Reserved tickets push Spotify closer to fan commerce
Spotify is also preparing Reserved, a concert ticket feature that will hold up to two tickets for purchase for Premium subscribers in the United States. The company is positioning it as a tool for serious fans, because access will be based on artist listening history.
That is a different feature from AI remixing, but it points in the same direction. Spotify wants its app to do more after discovery happens. If a user streams an artist heavily, Spotify can surface a live-event opportunity tied to that behavior.
9to5Mac notes there is “a lot of fine print involved,” and Spotify has not yet shown whether Reserved will work broadly across artists or only in selected cases. The company’s public pitch is still high-level: tickets held for users based on their listening.
The business implication is straightforward but not fully disclosed. If Reserved works as described, Spotify can connect streaming behavior to ticket conversion more directly. What remains unknown is how much inventory Spotify will control, which partners are involved and how often fans will actually see tickets held for them.
The next test is artist control, not just AI output quality
The AI remix rollout now hinges on details Spotify has not published. The biggest questions are launch timing, price, territory coverage, catalog scope and whether access differs by Premium plan type.
Creator controls will matter just as much. Spotify will need guardrails around artist impersonation, misuse, explicit outputs and distribution of AI-made tracks. The company has said the product is built around participating artists and songwriters, but it has not described the approval dashboard, opt-in mechanics or takedown process.
TechCrunch reported that Spotify did not name which UMG artists have agreed to participate and did not provide a launch date or pricing.
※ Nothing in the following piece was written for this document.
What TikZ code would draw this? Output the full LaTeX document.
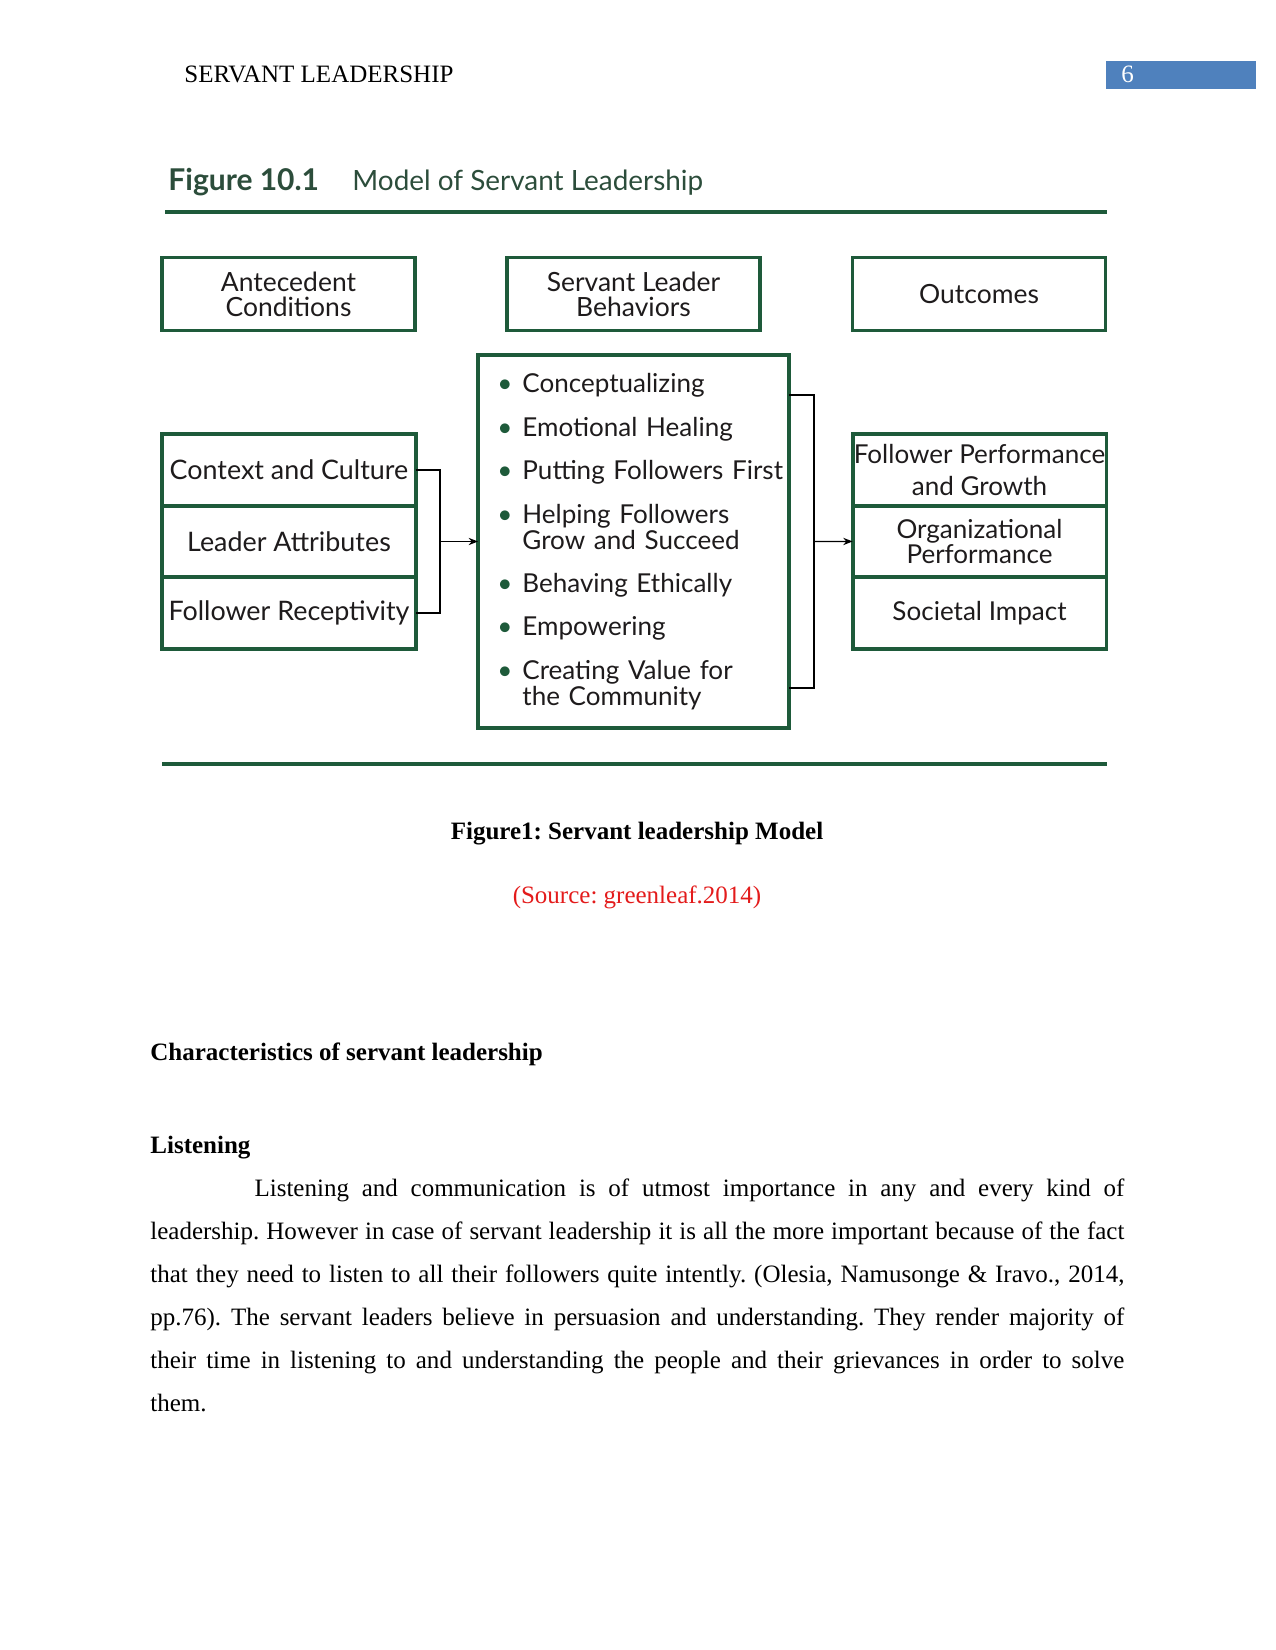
\documentclass[tikz,border=0pt]{standalone}
\usepackage{fontspec}
\setmainfont{Liberation Serif}
\newfontfamily\figfont{Lato}
\usetikzlibrary{positioning, arrows.meta}
\definecolor{FigGreen}{HTML}{1E5A3A}
\definecolor{TitleGreen}{HTML}{2C4D3B}
\definecolor{HeadBlue}{HTML}{4F81BD}
\definecolor{InkGray}{HTML}{1E1B1C}
\definecolor{SrcRed}{HTML}{E31B1B}
\newcommand{\behbullet}{\makebox[12pt][l]{\textcolor{FigGreen}{\textbullet}}}
\frenchspacing

\begin{document}
\begin{tikzpicture}[
  x=0.48pt, y=-0.48pt,
  node distance=0pt,
  hdrbox/.style={rectangle, draw=FigGreen, line width=1.8pt, minimum width=121.5pt,
    minimum height=35pt, inner sep=0pt, outer sep=0pt, align=center, text=InkGray,
    font=\figfont\fontsize{12.7}{12}\selectfont},
  cell/.style={hdrbox, minimum width=121.8pt, minimum height=34.3pt,
    font=\figfont\fontsize{12.5}{12}\selectfont},
  leftcell/.style={cell, font=\figfont\fontsize{12.9}{12}\selectfont},
  link/.style={-{Stealth[length=4.5pt,width=3.5pt]}, line width=0.6pt},
  bracket/.style={line width=0.6pt},
  body/.style={inner sep=0pt, anchor=base west, font=\fontsize{12}{12}\selectfont}
]
  \useasboundingbox (0,0) rectangle (1275,1650);

  % running head
  \node[body] (runhead) at (184,83) {SERVANT LEADERSHIP};
  \node[fill=HeadBlue, anchor=north west, inner sep=0pt, minimum width=72pt,
    minimum height=13.4pt] (pgbox) at (1106,61) {};
  \node[body, text=white] (pgnum) at (1121,83) {6};

  % figure title and rules
  \node[body, text=TitleGreen, font=\figfont\bfseries\fontsize{14.4}{12}\selectfont] (figno) at (168,191) {Figure 10.1};
  \node[body, text=TitleGreen, font=\figfont\fontsize{13.4}{12}\selectfont] (figname) at (352,191) {Model of Servant Leadership};
  \coordinate (ruleAl) at (165,212);
  \coordinate (ruleAr) at (1107,212);
  \coordinate (ruleBl) at (162,764);
  \coordinate (ruleBr) at (1107,764);
  \draw[FigGreen, line width=2pt] (ruleAl) -- (ruleAr);
  \draw[FigGreen, line width=2pt] (ruleBl) -- (ruleBr);

  % column heads
  \node[hdrbox] (ante) at (288.5,294) {Antecedent\\Conditions};
  \node[hdrbox] (slb)  at (633.5,294) {Servant Leader\\Behaviors};
  \node[hdrbox] (outc) at (979,294)   {Outcomes};

  % antecedents
  \node[leftcell] (ctx) at (289,470) {Context and Culture};
  \node[leftcell, below=of ctx] (lattr) {Leader Attributes};
  \node[leftcell, below=of lattr] (frec) {Follower Receptivity};

  % behaviors
  \node[rectangle, draw=FigGreen, line width=1.8pt, minimum width=149.3pt,
    minimum height=179pt, inner sep=0pt, outer sep=0pt] (behbox) at (633.5,541.5) {};
  \node[body, text width=150pt, align=left, text=InkGray,
    font=\figfont\fontsize{12.5}{12.5}\selectfont] (behlist) at (497,393) {%
    \behbullet Conceptualizing\\[8.3pt]
    \behbullet Emotional Healing\\[8.3pt]
    \behbullet Putting Followers First\\[8.3pt]
    \behbullet Helping Followers\\
    \hspace*{12pt}Grow and Succeed\\[8.3pt]
    \behbullet Behaving Ethically\\[8.3pt]
    \behbullet Empowering\\[8.3pt]
    \behbullet Creating Value for\\
    \hspace*{12pt}the Community};

  % outcomes
  \node[cell] (fpg) at (979.5,470) {Follower Performance\\[3pt]and Growth};
  \node[cell, below=of fpg] (orgp) {Organizational\\Performance};
  \node[cell, below=of orgp] (simp) {Societal Impact};

  % connectors
  \coordinate (ljoin) at (440,541.5);
  \coordinate (rtop) at (789,395);
  \coordinate (rbot) at (789,688);
  \coordinate (rjoin) at (814,541.5);
  \draw[bracket] (ctx.east) -- ++(24,0) |- (frec.east);
  \draw[link] (ljoin) -- (behbox.west);
  \draw[bracket] (rtop) -- ++(25,0) |- (rbot);
  \draw[link] (rjoin) -- (orgp.west);

  % caption and text
  \node[body, anchor=base, font=\bfseries\fontsize{12}{12}\selectfont] (cap) at (637,839) {Figure1: Servant leadership Model};
  \node[body, anchor=base, text=SrcRed] (src) at (637,903) {(Source: greenleaf.2014)};
  \node[body, font=\bfseries\fontsize{12}{12}\selectfont] (sechead) at (150,1060) {Characteristics of servant leadership};
  \node[body, font=\bfseries\fontsize{12}{12}\selectfont] (subhead) at (150,1153) {Listening};
  \node[body, text width=467.5pt, align=justify, font=\fontsize{12}{20.7}\selectfont] (para) at (150,1196) {%
    \hspace*{50pt}Listening and communication is of utmost importance in any and every kind of\linebreak
    leadership. However in case of servant leadership it is all the more important because of the fact\linebreak
    that they need to listen to all their followers quite intently. (Olesia, Namusonge \& Iravo., 2014,\linebreak
    pp.76). The servant leaders believe in persuasion and understanding. They render majority of\linebreak
    their time in listening to and understanding the people and their grievances in order to solve\linebreak
    them.};
\end{tikzpicture}
\end{document}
That absence is not a footnote. A remix tool with a small approved catalog will feel very different from one with broad participation across major artists.
Spotify says it now has 761 million users, including 293 million subscribers, across 184 markets, according to its newsroom announcement. That scale makes even a limited paid add-on worth watching. The next decision point is whether rights holders treat AI remixes as a new revenue channel or keep access tightly fenced until the controls are proven.
The Bottom Line
- Spotify and Universal are turning AI covers and remixes from a legal gray area into a licensed paid product.
- Artists and songwriters who opt in are positioned to receive credit and compensation from fan-made AI versions.
- Key details like pricing, launch date, markets and participating artists remain undisclosed.